Records from a data collection:
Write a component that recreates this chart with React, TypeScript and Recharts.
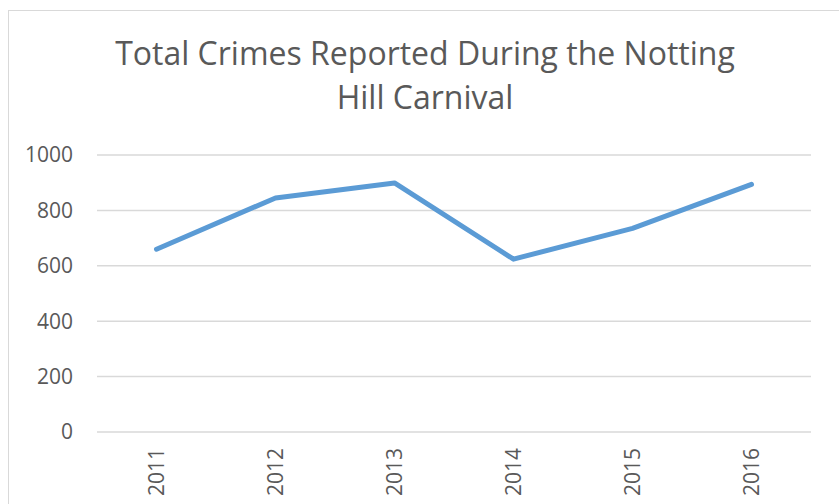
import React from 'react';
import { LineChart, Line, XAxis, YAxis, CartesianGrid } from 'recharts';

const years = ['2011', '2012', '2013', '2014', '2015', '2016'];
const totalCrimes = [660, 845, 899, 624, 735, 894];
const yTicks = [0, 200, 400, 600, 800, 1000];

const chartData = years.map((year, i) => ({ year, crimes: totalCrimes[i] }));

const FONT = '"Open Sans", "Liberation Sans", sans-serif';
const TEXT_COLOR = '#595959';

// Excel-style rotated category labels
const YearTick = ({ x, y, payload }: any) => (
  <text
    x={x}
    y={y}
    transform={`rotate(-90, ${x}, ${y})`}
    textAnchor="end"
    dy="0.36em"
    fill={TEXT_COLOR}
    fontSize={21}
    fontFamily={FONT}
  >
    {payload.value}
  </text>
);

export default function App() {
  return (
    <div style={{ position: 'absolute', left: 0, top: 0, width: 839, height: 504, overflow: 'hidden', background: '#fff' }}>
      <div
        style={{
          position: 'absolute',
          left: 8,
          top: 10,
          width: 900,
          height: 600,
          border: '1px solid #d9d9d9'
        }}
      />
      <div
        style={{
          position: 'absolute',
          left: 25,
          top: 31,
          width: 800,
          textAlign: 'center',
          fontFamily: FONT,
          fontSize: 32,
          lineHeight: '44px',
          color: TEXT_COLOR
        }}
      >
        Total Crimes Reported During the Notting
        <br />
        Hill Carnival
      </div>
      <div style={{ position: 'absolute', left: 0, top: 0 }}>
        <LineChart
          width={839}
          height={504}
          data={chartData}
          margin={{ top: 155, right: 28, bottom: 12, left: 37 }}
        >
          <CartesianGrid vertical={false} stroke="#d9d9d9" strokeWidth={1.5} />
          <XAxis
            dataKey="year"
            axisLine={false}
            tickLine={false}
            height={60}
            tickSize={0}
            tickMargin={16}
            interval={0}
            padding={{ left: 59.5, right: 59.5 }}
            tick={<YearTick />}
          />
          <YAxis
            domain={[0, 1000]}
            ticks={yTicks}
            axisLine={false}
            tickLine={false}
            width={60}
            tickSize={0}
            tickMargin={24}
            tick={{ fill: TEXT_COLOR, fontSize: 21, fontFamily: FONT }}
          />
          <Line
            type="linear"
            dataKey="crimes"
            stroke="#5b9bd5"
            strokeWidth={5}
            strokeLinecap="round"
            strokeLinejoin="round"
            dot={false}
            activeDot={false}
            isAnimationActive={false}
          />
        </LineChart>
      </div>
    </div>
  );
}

---

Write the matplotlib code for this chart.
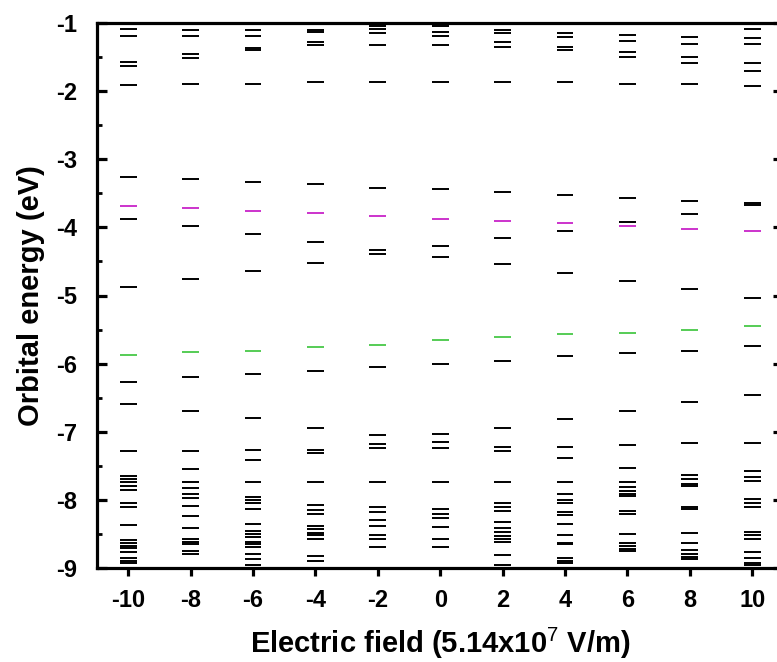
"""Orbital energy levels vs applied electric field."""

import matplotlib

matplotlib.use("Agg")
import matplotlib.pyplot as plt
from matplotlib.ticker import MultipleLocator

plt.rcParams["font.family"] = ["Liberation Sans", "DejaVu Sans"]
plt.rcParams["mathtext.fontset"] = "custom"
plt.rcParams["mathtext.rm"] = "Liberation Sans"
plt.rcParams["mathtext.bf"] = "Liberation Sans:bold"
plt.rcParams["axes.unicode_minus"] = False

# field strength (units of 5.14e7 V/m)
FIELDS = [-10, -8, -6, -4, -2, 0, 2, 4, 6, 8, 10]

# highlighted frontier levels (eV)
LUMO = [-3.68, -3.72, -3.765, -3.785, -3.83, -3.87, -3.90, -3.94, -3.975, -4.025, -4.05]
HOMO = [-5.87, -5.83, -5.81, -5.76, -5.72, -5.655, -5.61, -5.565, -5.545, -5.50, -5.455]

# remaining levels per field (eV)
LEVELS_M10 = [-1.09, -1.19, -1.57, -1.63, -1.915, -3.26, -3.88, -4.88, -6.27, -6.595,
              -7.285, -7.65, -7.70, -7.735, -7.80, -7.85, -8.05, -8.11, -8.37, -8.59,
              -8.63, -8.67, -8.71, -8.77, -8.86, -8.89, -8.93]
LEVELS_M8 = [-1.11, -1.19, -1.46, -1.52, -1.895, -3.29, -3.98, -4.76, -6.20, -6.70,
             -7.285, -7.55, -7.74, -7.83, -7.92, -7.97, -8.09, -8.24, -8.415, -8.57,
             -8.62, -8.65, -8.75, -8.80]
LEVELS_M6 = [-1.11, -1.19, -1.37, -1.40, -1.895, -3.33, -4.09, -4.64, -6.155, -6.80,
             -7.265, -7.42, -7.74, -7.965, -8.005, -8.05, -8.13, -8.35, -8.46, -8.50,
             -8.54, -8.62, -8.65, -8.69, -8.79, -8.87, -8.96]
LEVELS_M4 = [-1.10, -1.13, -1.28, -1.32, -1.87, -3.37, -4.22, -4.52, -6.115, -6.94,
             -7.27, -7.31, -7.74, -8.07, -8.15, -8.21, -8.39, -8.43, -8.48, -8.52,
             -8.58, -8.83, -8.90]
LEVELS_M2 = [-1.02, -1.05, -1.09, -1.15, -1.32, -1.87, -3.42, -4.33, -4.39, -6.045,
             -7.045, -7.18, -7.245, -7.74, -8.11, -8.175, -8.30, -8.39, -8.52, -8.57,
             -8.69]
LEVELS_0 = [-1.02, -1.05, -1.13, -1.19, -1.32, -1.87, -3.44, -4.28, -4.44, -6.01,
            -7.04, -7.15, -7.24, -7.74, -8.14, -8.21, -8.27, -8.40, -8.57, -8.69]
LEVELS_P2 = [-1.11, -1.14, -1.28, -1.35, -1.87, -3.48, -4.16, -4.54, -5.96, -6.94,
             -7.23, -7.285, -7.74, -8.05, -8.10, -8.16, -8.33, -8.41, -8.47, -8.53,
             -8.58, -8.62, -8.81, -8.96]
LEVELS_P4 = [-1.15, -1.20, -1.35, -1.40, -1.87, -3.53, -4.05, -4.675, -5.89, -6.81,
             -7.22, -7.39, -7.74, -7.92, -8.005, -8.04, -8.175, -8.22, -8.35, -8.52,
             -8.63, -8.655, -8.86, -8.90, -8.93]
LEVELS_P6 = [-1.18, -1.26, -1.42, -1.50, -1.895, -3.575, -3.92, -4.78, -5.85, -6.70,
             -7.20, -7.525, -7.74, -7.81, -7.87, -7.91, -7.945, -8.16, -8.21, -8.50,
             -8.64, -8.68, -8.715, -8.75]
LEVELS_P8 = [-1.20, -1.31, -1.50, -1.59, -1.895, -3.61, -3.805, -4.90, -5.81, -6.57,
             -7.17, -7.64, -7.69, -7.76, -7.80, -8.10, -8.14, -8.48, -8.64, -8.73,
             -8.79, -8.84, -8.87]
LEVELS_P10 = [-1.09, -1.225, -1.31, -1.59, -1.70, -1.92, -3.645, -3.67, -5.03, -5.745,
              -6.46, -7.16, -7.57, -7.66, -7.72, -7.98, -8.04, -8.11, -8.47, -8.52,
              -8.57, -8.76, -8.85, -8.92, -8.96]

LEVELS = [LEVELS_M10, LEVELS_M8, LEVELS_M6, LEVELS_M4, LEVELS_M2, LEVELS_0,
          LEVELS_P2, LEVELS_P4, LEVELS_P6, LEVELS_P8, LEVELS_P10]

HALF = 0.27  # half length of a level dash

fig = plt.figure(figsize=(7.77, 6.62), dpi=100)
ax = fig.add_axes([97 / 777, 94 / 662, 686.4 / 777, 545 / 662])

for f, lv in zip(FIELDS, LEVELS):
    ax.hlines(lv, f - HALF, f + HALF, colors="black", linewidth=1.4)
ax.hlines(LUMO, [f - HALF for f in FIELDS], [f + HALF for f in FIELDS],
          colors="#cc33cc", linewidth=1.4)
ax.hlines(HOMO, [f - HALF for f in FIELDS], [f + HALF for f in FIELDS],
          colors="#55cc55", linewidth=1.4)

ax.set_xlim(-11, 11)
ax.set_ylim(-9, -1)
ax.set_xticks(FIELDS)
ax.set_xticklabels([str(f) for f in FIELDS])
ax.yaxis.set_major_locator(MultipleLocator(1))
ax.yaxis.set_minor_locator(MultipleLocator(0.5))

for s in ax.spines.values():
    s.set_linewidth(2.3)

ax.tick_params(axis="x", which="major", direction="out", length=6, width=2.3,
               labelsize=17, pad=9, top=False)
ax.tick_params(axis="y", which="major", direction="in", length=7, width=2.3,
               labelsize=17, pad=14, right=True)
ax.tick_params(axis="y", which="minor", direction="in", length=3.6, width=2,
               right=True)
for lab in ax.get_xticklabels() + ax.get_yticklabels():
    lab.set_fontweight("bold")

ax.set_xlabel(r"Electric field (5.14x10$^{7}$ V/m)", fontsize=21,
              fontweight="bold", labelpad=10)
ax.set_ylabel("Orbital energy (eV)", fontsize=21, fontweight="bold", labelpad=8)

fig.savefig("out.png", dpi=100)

Exercise prompt: Every line from the one containing "Write the matplotlib code for this chart." through the one containing "from matplotlib.ticker import MultipleLocator" should be quoted exactly, and no other lines; keep pictures out of the copy.

Exercise output:
Write the matplotlib code for this chart.
"""Orbital energy levels vs applied electric field."""

import matplotlib

matplotlib.use("Agg")
import matplotlib.pyplot as plt
from matplotlib.ticker import MultipleLocator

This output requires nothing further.